(What you should do) Without the pictures, return all of the material exactly as written.

(Data segment)
※

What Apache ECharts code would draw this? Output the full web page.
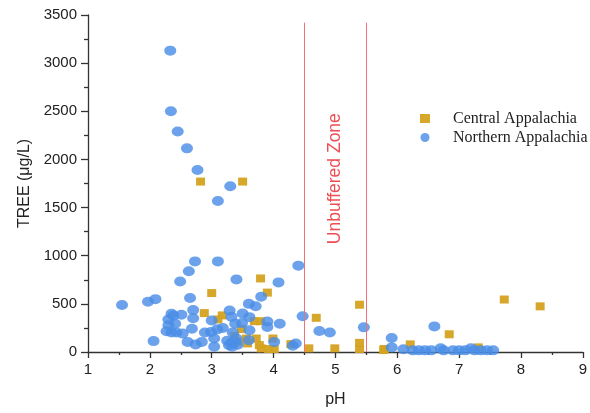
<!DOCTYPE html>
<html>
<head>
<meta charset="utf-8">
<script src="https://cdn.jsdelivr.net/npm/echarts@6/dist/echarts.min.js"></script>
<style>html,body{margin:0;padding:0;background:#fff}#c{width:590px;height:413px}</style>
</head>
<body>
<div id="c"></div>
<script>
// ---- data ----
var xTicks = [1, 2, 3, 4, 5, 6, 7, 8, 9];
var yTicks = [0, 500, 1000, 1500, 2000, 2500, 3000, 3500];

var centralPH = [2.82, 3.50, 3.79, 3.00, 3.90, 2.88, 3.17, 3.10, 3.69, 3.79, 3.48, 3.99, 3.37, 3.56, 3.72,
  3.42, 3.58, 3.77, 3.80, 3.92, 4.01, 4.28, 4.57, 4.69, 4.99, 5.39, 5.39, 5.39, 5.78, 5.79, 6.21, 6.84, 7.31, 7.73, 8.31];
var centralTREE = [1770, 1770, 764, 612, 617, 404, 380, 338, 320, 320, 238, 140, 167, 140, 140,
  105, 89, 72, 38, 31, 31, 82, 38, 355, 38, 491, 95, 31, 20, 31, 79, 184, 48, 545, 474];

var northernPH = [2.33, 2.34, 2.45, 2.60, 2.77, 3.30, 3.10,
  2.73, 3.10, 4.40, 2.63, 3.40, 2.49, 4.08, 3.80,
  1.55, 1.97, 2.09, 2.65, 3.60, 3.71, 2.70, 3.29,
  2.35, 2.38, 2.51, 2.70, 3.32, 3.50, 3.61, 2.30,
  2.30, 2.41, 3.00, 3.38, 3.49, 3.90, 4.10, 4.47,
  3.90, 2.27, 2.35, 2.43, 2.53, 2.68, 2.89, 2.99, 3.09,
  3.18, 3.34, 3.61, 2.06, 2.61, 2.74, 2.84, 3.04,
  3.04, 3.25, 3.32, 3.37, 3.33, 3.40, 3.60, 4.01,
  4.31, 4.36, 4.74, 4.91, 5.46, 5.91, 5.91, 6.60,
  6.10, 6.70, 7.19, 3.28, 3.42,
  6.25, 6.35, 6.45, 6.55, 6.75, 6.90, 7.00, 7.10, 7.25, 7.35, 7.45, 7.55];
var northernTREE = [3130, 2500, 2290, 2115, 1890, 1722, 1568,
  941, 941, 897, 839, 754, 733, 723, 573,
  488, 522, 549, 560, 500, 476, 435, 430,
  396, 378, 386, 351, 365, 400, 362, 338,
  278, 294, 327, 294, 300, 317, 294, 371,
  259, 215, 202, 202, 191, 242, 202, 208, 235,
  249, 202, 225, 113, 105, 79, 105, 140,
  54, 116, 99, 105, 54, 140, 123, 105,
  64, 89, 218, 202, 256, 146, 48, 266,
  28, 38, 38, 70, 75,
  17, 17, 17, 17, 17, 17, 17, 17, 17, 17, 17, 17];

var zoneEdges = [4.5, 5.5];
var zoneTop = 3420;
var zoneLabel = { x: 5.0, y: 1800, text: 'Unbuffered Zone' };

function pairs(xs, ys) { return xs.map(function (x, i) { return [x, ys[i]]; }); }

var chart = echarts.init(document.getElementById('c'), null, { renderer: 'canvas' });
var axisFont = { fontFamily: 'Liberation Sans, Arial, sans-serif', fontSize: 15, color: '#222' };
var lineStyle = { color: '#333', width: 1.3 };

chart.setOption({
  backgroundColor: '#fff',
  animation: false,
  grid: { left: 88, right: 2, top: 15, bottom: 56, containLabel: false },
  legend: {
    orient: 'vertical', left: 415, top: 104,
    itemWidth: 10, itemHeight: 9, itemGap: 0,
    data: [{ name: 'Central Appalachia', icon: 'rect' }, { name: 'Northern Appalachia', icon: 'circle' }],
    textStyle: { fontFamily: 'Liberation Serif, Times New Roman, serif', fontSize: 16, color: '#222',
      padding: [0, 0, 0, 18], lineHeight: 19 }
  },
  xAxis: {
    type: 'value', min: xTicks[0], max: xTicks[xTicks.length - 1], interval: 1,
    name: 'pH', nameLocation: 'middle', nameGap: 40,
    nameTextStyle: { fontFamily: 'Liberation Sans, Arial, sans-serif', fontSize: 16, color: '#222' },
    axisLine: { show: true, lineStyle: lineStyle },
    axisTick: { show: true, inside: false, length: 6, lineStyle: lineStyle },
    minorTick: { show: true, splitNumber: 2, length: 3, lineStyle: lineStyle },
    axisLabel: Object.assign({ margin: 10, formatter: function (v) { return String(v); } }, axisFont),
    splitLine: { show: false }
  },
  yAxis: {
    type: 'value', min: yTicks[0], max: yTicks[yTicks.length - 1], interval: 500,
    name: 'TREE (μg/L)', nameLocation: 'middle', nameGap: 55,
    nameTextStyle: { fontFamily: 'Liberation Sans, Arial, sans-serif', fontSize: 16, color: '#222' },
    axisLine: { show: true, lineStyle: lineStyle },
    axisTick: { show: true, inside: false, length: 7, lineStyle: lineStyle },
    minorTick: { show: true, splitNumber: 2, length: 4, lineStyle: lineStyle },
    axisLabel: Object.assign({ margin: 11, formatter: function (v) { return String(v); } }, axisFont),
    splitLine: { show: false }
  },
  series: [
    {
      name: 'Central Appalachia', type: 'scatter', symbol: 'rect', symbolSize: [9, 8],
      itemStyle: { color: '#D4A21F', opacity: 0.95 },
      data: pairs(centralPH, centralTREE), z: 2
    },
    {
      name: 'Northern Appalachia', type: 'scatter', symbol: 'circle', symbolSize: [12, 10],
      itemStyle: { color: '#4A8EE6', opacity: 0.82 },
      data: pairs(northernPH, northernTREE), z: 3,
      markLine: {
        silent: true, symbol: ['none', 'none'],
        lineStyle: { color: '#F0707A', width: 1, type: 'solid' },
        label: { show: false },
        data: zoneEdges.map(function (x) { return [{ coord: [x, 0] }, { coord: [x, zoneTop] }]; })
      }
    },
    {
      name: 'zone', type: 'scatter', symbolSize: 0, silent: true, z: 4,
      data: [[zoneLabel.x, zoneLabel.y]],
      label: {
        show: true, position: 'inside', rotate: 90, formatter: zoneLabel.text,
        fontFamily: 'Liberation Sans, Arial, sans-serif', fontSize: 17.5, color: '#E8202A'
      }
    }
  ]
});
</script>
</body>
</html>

※

(Solution for this problem)
What Apache ECharts code would draw this? Output the full web page.
<!DOCTYPE html>
<html>
<head>
<meta charset="utf-8">
<script src="https://cdn.jsdelivr.net/npm/echarts@6/dist/echarts.min.js"></script>
<style>html,body{margin:0;padding:0;background:#fff}#c{width:590px;height:413px}</style>
</head>
<body>
<div id="c"></div>
<script>
// ---- data ----
var xTicks = [1, 2, 3, 4, 5, 6, 7, 8, 9];
var yTicks = [0, 500, 1000, 1500, 2000, 2500, 3000, 3500];

var centralPH = [2.82, 3.50, 3.79, 3.00, 3.90, 2.88, 3.17, 3.10, 3.69, 3.79, 3.48, 3.99, 3.37, 3.56, 3.72,
  3.42, 3.58, 3.77, 3.80, 3.92, 4.01, 4.28, 4.57, 4.69, 4.99, 5.39, 5.39, 5.39, 5.78, 5.79, 6.21, 6.84, 7.31, 7.73, 8.31];
var centralTREE = [1770, 1770, 764, 612, 617, 404, 380, 338, 320, 320, 238, 140, 167, 140, 140,
  105, 89, 72, 38, 31, 31, 82, 38, 355, 38, 491, 95, 31, 20, 31, 79, 184, 48, 545, 474];

var northernPH = [2.33, 2.34, 2.45, 2.60, 2.77, 3.30, 3.10,
  2.73, 3.10, 4.40, 2.63, 3.40, 2.49, 4.08, 3.80,
  1.55, 1.97, 2.09, 2.65, 3.60, 3.71, 2.70, 3.29,
  2.35, 2.38, 2.51, 2.70, 3.32, 3.50, 3.61, 2.30,
  2.30, 2.41, 3.00, 3.38, 3.49, 3.90, 4.10, 4.47,
  3.90, 2.27, 2.35, 2.43, 2.53, 2.68, 2.89, 2.99, 3.09,
  3.18, 3.34, 3.61, 2.06, 2.61, 2.74, 2.84, 3.04,
  3.04, 3.25, 3.32, 3.37, 3.33, 3.40, 3.60, 4.01,
  4.31, 4.36, 4.74, 4.91, 5.46, 5.91, 5.91, 6.60,
  6.10, 6.70, 7.19, 3.28, 3.42,
  6.25, 6.35, 6.45, 6.55, 6.75, 6.90, 7.00, 7.10, 7.25, 7.35, 7.45, 7.55];
var northernTREE = [3130, 2500, 2290, 2115, 1890, 1722, 1568,
  941, 941, 897, 839, 754, 733, 723, 573,
  488, 522, 549, 560, 500, 476, 435, 430,
  396, 378, 386, 351, 365, 400, 362, 338,
  278, 294, 327, 294, 300, 317, 294, 371,
  259, 215, 202, 202, 191, 242, 202, 208, 235,
  249, 202, 225, 113, 105, 79, 105, 140,
  54, 116, 99, 105, 54, 140, 123, 105,
  64, 89, 218, 202, 256, 146, 48, 266,
  28, 38, 38, 70, 75,
  17, 17, 17, 17, 17, 17, 17, 17, 17, 17, 17, 17];

var zoneEdges = [4.5, 5.5];
var zoneTop = 3420;
var zoneLabel = { x: 5.0, y: 1800, text: 'Unbuffered Zone' };

function pairs(xs, ys) { return xs.map(function (x, i) { return [x, ys[i]]; }); }

var chart = echarts.init(document.getElementById('c'), null, { renderer: 'canvas' });
var axisFont = { fontFamily: 'Liberation Sans, Arial, sans-serif', fontSize: 15, color: '#222' };
var lineStyle = { color: '#333', width: 1.3 };

chart.setOption({
  backgroundColor: '#fff',
  animation: false,
  grid: { left: 88, right: 2, top: 15, bottom: 56, containLabel: false },
  legend: {
    orient: 'vertical', left: 415, top: 104,
    itemWidth: 10, itemHeight: 9, itemGap: 0,
    data: [{ name: 'Central Appalachia', icon: 'rect' }, { name: 'Northern Appalachia', icon: 'circle' }],
    textStyle: { fontFamily: 'Liberation Serif, Times New Roman, serif', fontSize: 16, color: '#222',
      padding: [0, 0, 0, 18], lineHeight: 19 }
  },
  xAxis: {
    type: 'value', min: xTicks[0], max: xTicks[xTicks.length - 1], interval: 1,
    name: 'pH', nameLocation: 'middle', nameGap: 40,
    nameTextStyle: { fontFamily: 'Liberation Sans, Arial, sans-serif', fontSize: 16, color: '#222' },
    axisLine: { show: true, lineStyle: lineStyle },
    axisTick: { show: true, inside: false, length: 6, lineStyle: lineStyle },
    minorTick: { show: true, splitNumber: 2, length: 3, lineStyle: lineStyle },
    axisLabel: Object.assign({ margin: 10, formatter: function (v) { return String(v); } }, axisFont),
    splitLine: { show: false }
  },
  yAxis: {
    type: 'value', min: yTicks[0], max: yTicks[yTicks.length - 1], interval: 500,
    name: 'TREE (μg/L)', nameLocation: 'middle', nameGap: 55,
    nameTextStyle: { fontFamily: 'Liberation Sans, Arial, sans-serif', fontSize: 16, color: '#222' },
    axisLine: { show: true, lineStyle: lineStyle },
    axisTick: { show: true, inside: false, length: 7, lineStyle: lineStyle },
    minorTick: { show: true, splitNumber: 2, length: 4, lineStyle: lineStyle },
    axisLabel: Object.assign({ margin: 11, formatter: function (v) { return String(v); } }, axisFont),
    splitLine: { show: false }
  },
  series: [
    {
      name: 'Central Appalachia', type: 'scatter', symbol: 'rect', symbolSize: [9, 8],
      itemStyle: { color: '#D4A21F', opacity: 0.95 },
      data: pairs(centralPH, centralTREE), z: 2
    },
    {
      name: 'Northern Appalachia', type: 'scatter', symbol: 'circle', symbolSize: [12, 10],
      itemStyle: { color: '#4A8EE6', opacity: 0.82 },
      data: pairs(northernPH, northernTREE), z: 3,
      markLine: {
        silent: true, symbol: ['none', 'none'],
        lineStyle: { color: '#F0707A', width: 1, type: 'solid' },
        label: { show: false },
        data: zoneEdges.map(function (x) { return [{ coord: [x, 0] }, { coord: [x, zoneTop] }]; })
      }
    },
    {
      name: 'zone', type: 'scatter', symbolSize: 0, silent: true, z: 4,
      data: [[zoneLabel.x, zoneLabel.y]],
      label: {
        show: true, position: 'inside', rotate: 90, formatter: zoneLabel.text,
        fontFamily: 'Liberation Sans, Arial, sans-serif', fontSize: 17.5, color: '#E8202A'
      }
    }
  ]
});
</script>
</body>
</html>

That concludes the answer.